## Problem to solve
Print the listing from its top line through the line containing "const toPoints = (vals)", nothing more, and leave out the pictures.

## Data shown
==============================

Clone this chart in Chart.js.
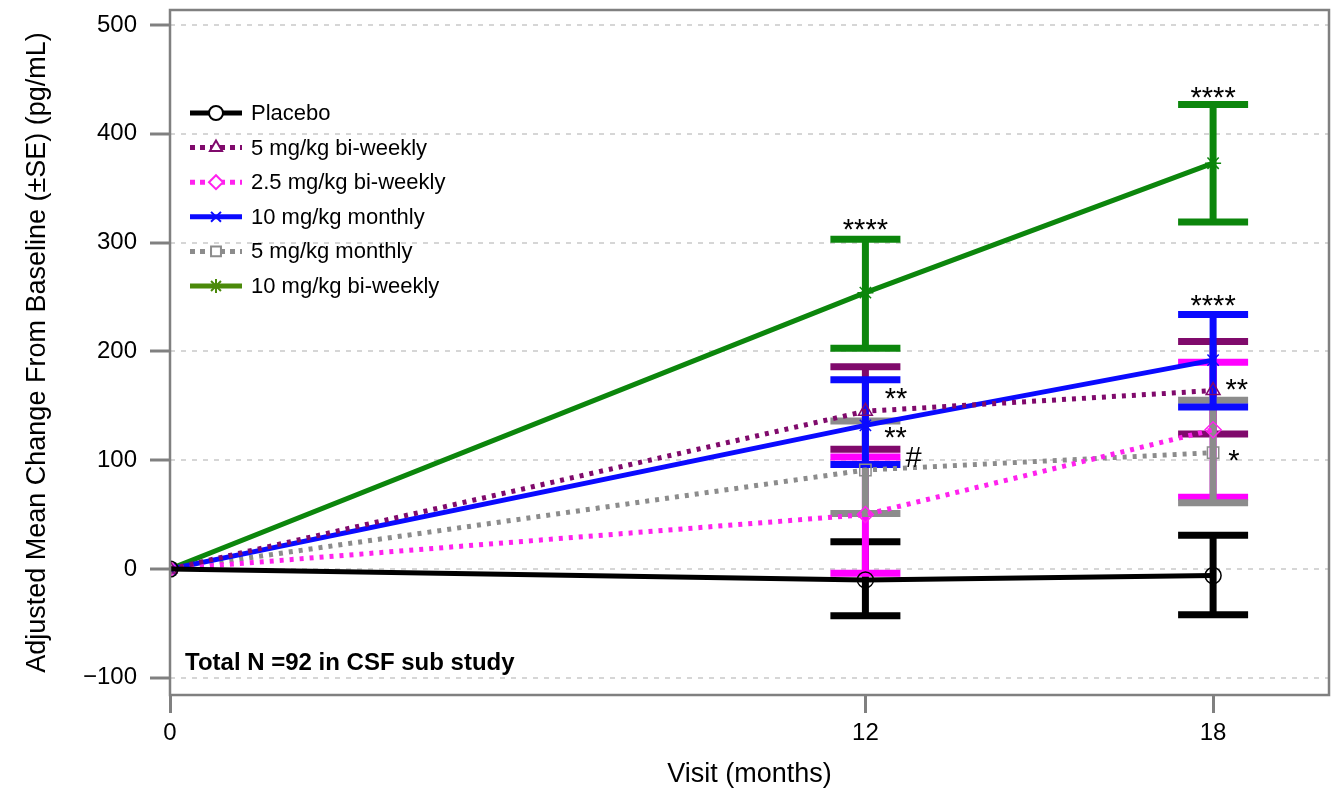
<!DOCTYPE html>
<html>
<head>
<meta charset="utf-8">
<script src="https://cdn.jsdelivr.net/npm/chart.js@4.4.1/dist/chart.umd.min.js"></script>
<style>
  html, body { margin: 0; padding: 0; background: #fff; }
</style>
</head>
<body>
<canvas id="csfChart" width="1334" height="793"></canvas>
<script>
// Visits (months) and axis ticks
const visits = [0, 12, 18];
const xTickLabels = [0, 12, 18];
const yTickLabels = [-100, 0, 100, 200, 300, 400, 500];

const seriesNames = [
  "Placebo",
  "5 mg/kg bi-weekly",
  "2.5 mg/kg bi-weekly",
  "10 mg/kg monthly",
  "5 mg/kg monthly",
  "10 mg/kg bi-weekly",
];

// Adjusted mean change from baseline, with SE bounds
const placebo = [0, -10, -6];
const placeboLow = [null, -43, -42];
const placeboHigh = [null, 25, 31];

const biweekly5 = [0, 145, 164];
const biweekly5Low = [null, 110, 124];
const biweekly5High = [null, 186, 209];

const biweekly25 = [0, 50, 128];
const biweekly25Low = [null, -4, 66];
const biweekly25High = [null, 103, 190];

const monthly10 = [0, 132, 192];
const monthly10Low = [null, 96, 149];
const monthly10High = [null, 174, 234];

const monthly5 = [0, 91, 107];
const monthly5Low = [null, 51, 61];
const monthly5High = [null, 136, 155];

const biweekly10 = [0, 254, 373];
const biweekly10Low = [null, 203, 319];
const biweekly10High = [null, 303, 427];

// Significance marks: x (months), y (baseline, pg/mL), text
const markX = [12, 18, 18, 12.53, 12.52, 12.83, 18.41, 18.36];
const markY = [303, 424.5, 233.5, 148, 112, 94, 156, 91];
const markText = ["****", "****", "****", "**", "**", "#", "**", "*"];

const toPoints = (vals) => visits.map((v, i) => ({ x: v, y: vals[i] }));

function makeSet(i, vals, low, high, color, style, dashed, legendColor) {
  return {
    label: seriesNames[i],
    data: toPoints(vals),
    errLow: low,
    errHigh: high,
    borderColor: color,
    legendColor: legendColor || color,
    borderWidth: 5,
    borderDash: dashed ? [4, 6] : [],
    pointStyle: style,
    pointRadius: 8,
    pointBorderWidth: 1.5,
    pointBorderColor: color,
    pointBackgroundColor: "rgba(0,0,0,0)",
    tension: 0,
    fill: false,
  };
}

const datasets = [
  makeSet(0, placebo, placeboLow, placeboHigh, "#000000", "circle", false),
  makeSet(1, biweekly5, biweekly5Low, biweekly5High, "#800a6c", "triangle", true),
  makeSet(2, biweekly25, biweekly25Low, biweekly25High, "#ff22ee", "rectRot", true),
  makeSet(3, monthly10, monthly10Low, monthly10High, "#0a0aff", "crossRot", false),
  makeSet(4, monthly5, monthly5Low, monthly5High, "#8c8c8c", "rect", true),
  makeSet(5, biweekly10, biweekly10Low, biweekly10High, "#0c860c", "star", false, "#4b8a0a"),
];

// error bars under the lines
const errOrder = [0, 1, 2, 4, 3, 5];
const errorBars = {
  id: "errorBars",
  beforeDatasetsDraw(chart) {
    const { ctx, scales: { x, y } } = chart;
    ctx.save();
    errOrder.forEach((di) => {
      const ds = chart.data.datasets[di];
      const col = ds.borderColor === "#ff22ee" ? "#ff00ff" : ds.borderColor;
      ds.errLow.forEach((lo, i) => {
        if (lo === null) return;
        const px = x.getPixelForValue(visits[i]);
        const y1 = y.getPixelForValue(lo);
        const y2 = y.getPixelForValue(ds.errHigh[i]);
        ctx.strokeStyle = col;
        ctx.lineCap = "butt";
        ctx.lineWidth = 7;
        ctx.beginPath();
        ctx.moveTo(px, y1);
        ctx.lineTo(px, y2);
        ctx.stroke();
        [y1, y2].forEach((yy) => {
          ctx.beginPath();
          ctx.moveTo(px - 35, yy);
          ctx.lineTo(px + 35, yy);
          ctx.stroke();
        });
      });
    });
    ctx.restore();
  },
};

// frame, annotations and legend inside the plot
const extras = {
  id: "extras",
  afterDraw(chart) {
    const { ctx, chartArea: a, scales: { x, y } } = chart;
    ctx.save();
    ctx.strokeStyle = "#808080";
    ctx.lineWidth = 2.5;
    ctx.strokeRect(a.left, a.top, a.right - a.left, a.bottom - a.top);

    ctx.fillStyle = "#000";
    ctx.font = "29px 'Liberation Sans', Arial, sans-serif";
    ctx.textAlign = "center";
    ctx.textBaseline = "alphabetic";
    markText.forEach((t, i) => {
      ctx.fillText(t, x.getPixelForValue(markX[i]), y.getPixelForValue(markY[i]));
    });

    ctx.font = "bold 24px 'Liberation Sans', Arial, sans-serif";
    ctx.textAlign = "left";
    ctx.fillText("Total N =92 in CSF sub study", a.left + 15, a.bottom - 25);

    // legend
    ctx.font = "22px 'Liberation Sans', Arial, sans-serif";
    ctx.textBaseline = "middle";
    chart.data.datasets.forEach((ds, i) => {
      const ly = a.top + 103 + i * 34.6;
      const lx = a.left + 20;
      ctx.strokeStyle = ds.legendColor;
      ctx.lineWidth = 5;
      ctx.setLineDash(ds.borderDash.length ? [5, 5] : []);
      ctx.beginPath();
      ctx.moveTo(lx, ly);
      ctx.lineTo(lx + 52, ly);
      ctx.stroke();
      ctx.setLineDash([]);
      ctx.fillStyle = "#fff";
      ctx.lineWidth = 2;
      Chart.helpers.drawPoint(ctx, { pointStyle: ds.pointStyle, radius: 7, borderWidth: 2, rotation: 0 }, lx + 26, ly);
      ctx.fillStyle = "#000";
      ctx.fillText(ds.label, lx + 61, ly + 1);
    });
    ctx.restore();
  },
};

const tickFont = { family: "'Liberation Sans', Arial, sans-serif", size: 24 };
const titleFont = { family: "'Liberation Sans', Arial, sans-serif", size: 27 };

new Chart(document.getElementById("csfChart").getContext("2d"), {
  type: "line",
  data: { datasets },
  plugins: [errorBars, extras],
  options: {
    responsive: false,
    animation: false,
    devicePixelRatio: 1,
    layout: { autoPadding: false, padding: { top: 10, right: 5, left: 0, bottom: 0 } },
    plugins: { legend: { display: false }, tooltip: { enabled: false } },
    scales: {
      x: {
        type: "linear",
        min: 0,
        max: 20,
        afterBuildTicks: (s) => { s.ticks = xTickLabels.map((v) => ({ value: v })); },
        afterFit: (s) => { s.height = 98; s.paddingLeft = 0; s.paddingRight = 0; },
        grid: {
          drawOnChartArea: false,
          drawTicks: true,
          tickLength: 18,
          tickWidth: 3,
          tickColor: "#808080",
        },
        border: { display: false },
        ticks: { color: "#000", font: tickFont, padding: 6, maxRotation: 0 },
        title: {
          display: true,
          text: "Visit (months)",
          color: "#000",
          font: titleFont,
          padding: { top: 0, bottom: 2 },
        },
      },
      y: {
        type: "linear",
        min: -115.8,
        max: 513.8,
        afterBuildTicks: (s) => { s.ticks = yTickLabels.map((v) => ({ value: v })); },
        afterFit: (s) => { s.width = 170; s.paddingTop = 0; s.paddingBottom = 0; },
        grid: {
          color: "#d6d6d6",
          lineWidth: 2,
          tickLength: 20,
          tickWidth: 3,
          tickColor: "#808080",
          tickBorderDash: [],
        },
        border: { display: false, dash: [5, 6] },
        ticks: {
          color: "#000",
          font: tickFont,
          padding: 13,
          callback: (v) => (v < 0 ? "\u2212" + Math.abs(v) : String(v)),
        },
        title: {
          display: true,
          text: "Adjusted Mean Change From Baseline (\u00b1SE) (pg/mL)",
          color: "#000",
          font: titleFont,
          padding: { top: 21, bottom: 0 },
        },
      },
    },
  },
});
</script>
</body>
</html>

==============================

## Complete answer
Clone this chart in Chart.js.
<!DOCTYPE html>
<html>
<head>
<meta charset="utf-8">
<script src="https://cdn.jsdelivr.net/npm/chart.js@4.4.1/dist/chart.umd.min.js"></script>
<style>
  html, body { margin: 0; padding: 0; background: #fff; }
</style>
</head>
<body>
<canvas id="csfChart" width="1334" height="793"></canvas>
<script>
// Visits (months) and axis ticks
const visits = [0, 12, 18];
const xTickLabels = [0, 12, 18];
const yTickLabels = [-100, 0, 100, 200, 300, 400, 500];

const seriesNames = [
  "Placebo",
  "5 mg/kg bi-weekly",
  "2.5 mg/kg bi-weekly",
  "10 mg/kg monthly",
  "5 mg/kg monthly",
  "10 mg/kg bi-weekly",
];

// Adjusted mean change from baseline, with SE bounds
const placebo = [0, -10, -6];
const placeboLow = [null, -43, -42];
const placeboHigh = [null, 25, 31];

const biweekly5 = [0, 145, 164];
const biweekly5Low = [null, 110, 124];
const biweekly5High = [null, 186, 209];

const biweekly25 = [0, 50, 128];
const biweekly25Low = [null, -4, 66];
const biweekly25High = [null, 103, 190];

const monthly10 = [0, 132, 192];
const monthly10Low = [null, 96, 149];
const monthly10High = [null, 174, 234];

const monthly5 = [0, 91, 107];
const monthly5Low = [null, 51, 61];
const monthly5High = [null, 136, 155];

const biweekly10 = [0, 254, 373];
const biweekly10Low = [null, 203, 319];
const biweekly10High = [null, 303, 427];

// Significance marks: x (months), y (baseline, pg/mL), text
const markX = [12, 18, 18, 12.53, 12.52, 12.83, 18.41, 18.36];
const markY = [303, 424.5, 233.5, 148, 112, 94, 156, 91];
const markText = ["****", "****", "****", "**", "**", "#", "**", "*"];

const toPoints = (vals) => visits.map((v, i) => ({ x: v, y: vals[i] }));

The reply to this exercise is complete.